▶ YOUR OBJECTIVE: Leaving out every picture, copy the lines of the data exactly, from the first through the line containing "const yTicks = [0, 5, 10, 15, 20, 25, 30, 35];".

──────────────────────────────

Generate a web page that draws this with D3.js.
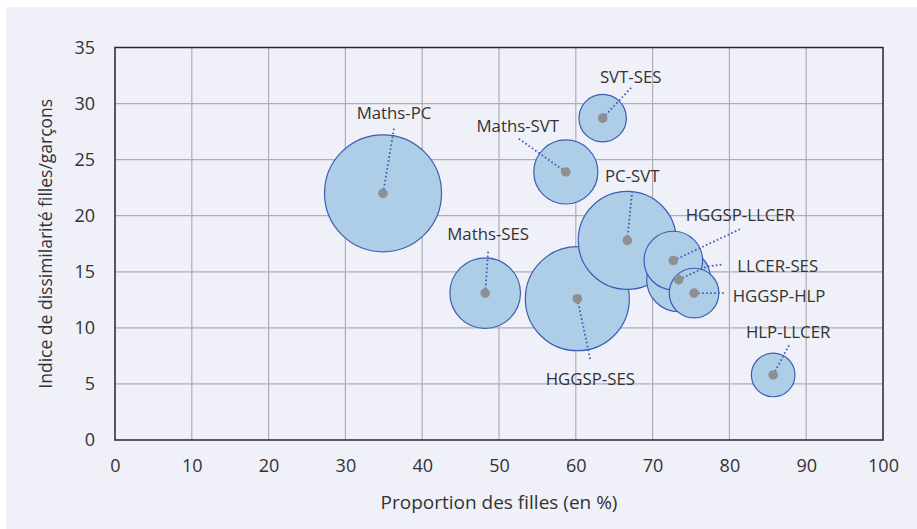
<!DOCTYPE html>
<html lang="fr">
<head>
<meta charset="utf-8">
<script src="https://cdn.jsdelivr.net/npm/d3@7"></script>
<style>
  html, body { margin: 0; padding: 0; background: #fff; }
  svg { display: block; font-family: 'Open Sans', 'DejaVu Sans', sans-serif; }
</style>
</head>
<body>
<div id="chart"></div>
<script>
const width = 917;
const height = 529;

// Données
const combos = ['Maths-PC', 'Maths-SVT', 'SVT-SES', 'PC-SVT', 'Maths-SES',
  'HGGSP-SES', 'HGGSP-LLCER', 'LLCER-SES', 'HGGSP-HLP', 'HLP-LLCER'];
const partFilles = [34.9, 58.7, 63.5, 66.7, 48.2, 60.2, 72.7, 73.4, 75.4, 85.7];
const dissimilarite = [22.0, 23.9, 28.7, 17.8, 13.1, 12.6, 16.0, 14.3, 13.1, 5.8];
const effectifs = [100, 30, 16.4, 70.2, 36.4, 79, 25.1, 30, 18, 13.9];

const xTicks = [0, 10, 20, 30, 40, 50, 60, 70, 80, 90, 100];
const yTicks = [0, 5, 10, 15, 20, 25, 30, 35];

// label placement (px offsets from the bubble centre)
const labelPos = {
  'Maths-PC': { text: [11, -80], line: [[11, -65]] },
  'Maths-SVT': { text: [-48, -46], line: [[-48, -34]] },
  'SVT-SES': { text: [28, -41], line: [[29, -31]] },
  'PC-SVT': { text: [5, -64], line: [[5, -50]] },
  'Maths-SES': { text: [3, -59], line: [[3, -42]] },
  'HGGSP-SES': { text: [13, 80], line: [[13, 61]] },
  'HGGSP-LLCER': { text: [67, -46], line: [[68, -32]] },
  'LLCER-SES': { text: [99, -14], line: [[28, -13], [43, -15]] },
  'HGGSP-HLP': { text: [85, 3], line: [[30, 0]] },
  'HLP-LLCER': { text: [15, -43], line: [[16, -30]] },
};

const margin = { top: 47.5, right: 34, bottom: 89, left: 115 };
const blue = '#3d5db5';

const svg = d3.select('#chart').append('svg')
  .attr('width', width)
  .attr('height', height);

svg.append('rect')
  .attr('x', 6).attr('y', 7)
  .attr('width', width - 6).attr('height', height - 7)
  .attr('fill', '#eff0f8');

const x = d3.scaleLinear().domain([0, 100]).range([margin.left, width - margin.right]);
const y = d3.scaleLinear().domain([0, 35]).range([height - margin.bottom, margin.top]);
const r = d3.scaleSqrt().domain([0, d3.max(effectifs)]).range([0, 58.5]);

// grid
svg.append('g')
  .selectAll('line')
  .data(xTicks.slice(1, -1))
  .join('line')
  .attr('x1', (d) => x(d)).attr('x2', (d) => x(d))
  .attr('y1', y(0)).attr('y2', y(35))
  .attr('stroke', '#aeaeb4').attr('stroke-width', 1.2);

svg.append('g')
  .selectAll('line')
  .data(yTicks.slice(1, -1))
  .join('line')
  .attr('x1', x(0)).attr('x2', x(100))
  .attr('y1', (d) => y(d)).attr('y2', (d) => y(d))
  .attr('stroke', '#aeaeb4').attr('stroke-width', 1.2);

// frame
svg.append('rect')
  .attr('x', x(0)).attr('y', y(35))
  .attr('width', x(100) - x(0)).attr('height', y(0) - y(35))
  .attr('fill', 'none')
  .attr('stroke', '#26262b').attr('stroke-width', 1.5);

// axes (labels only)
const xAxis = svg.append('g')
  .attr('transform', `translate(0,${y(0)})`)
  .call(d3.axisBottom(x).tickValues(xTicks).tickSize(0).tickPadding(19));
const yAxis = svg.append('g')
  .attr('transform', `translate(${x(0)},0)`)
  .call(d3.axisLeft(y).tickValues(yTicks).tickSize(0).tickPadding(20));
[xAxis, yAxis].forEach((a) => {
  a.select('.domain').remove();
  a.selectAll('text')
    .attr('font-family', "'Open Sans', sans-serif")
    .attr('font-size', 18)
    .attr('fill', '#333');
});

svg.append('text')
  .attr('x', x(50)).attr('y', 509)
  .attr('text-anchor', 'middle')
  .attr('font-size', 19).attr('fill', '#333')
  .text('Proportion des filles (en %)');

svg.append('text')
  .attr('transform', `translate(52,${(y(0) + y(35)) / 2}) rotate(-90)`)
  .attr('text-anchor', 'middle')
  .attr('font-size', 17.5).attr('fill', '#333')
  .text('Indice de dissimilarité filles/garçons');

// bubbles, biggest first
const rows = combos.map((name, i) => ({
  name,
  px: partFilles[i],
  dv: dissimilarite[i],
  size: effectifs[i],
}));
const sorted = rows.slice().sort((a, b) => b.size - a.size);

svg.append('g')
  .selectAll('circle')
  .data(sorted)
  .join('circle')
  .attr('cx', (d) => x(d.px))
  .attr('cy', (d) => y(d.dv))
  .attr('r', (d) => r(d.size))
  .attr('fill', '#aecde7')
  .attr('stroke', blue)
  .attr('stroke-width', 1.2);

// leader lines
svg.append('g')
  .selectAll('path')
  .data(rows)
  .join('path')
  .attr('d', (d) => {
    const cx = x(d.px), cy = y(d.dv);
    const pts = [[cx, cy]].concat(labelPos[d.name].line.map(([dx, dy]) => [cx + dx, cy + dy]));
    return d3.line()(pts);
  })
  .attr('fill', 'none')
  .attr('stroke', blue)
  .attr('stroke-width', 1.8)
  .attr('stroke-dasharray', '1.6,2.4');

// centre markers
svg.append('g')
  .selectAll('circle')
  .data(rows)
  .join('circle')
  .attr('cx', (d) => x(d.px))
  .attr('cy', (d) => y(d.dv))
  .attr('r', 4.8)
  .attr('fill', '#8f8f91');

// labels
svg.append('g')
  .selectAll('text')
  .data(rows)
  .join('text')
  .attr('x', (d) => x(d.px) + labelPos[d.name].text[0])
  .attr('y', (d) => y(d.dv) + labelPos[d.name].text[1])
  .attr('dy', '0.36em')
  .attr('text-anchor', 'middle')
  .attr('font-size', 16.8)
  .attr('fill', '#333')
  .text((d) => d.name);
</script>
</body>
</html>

──────────────────────────────

▶ REPLY TO THE TASK:
Generate a web page that draws this with D3.js.
<!DOCTYPE html>
<html lang="fr">
<head>
<meta charset="utf-8">
<script src="https://cdn.jsdelivr.net/npm/d3@7"></script>
<style>
  html, body { margin: 0; padding: 0; background: #fff; }
  svg { display: block; font-family: 'Open Sans', 'DejaVu Sans', sans-serif; }
</style>
</head>
<body>
<div id="chart"></div>
<script>
const width = 917;
const height = 529;

// Données
const combos = ['Maths-PC', 'Maths-SVT', 'SVT-SES', 'PC-SVT', 'Maths-SES',
  'HGGSP-SES', 'HGGSP-LLCER', 'LLCER-SES', 'HGGSP-HLP', 'HLP-LLCER'];
const partFilles = [34.9, 58.7, 63.5, 66.7, 48.2, 60.2, 72.7, 73.4, 75.4, 85.7];
const dissimilarite = [22.0, 23.9, 28.7, 17.8, 13.1, 12.6, 16.0, 14.3, 13.1, 5.8];
const effectifs = [100, 30, 16.4, 70.2, 36.4, 79, 25.1, 30, 18, 13.9];

const xTicks = [0, 10, 20, 30, 40, 50, 60, 70, 80, 90, 100];
const yTicks = [0, 5, 10, 15, 20, 25, 30, 35];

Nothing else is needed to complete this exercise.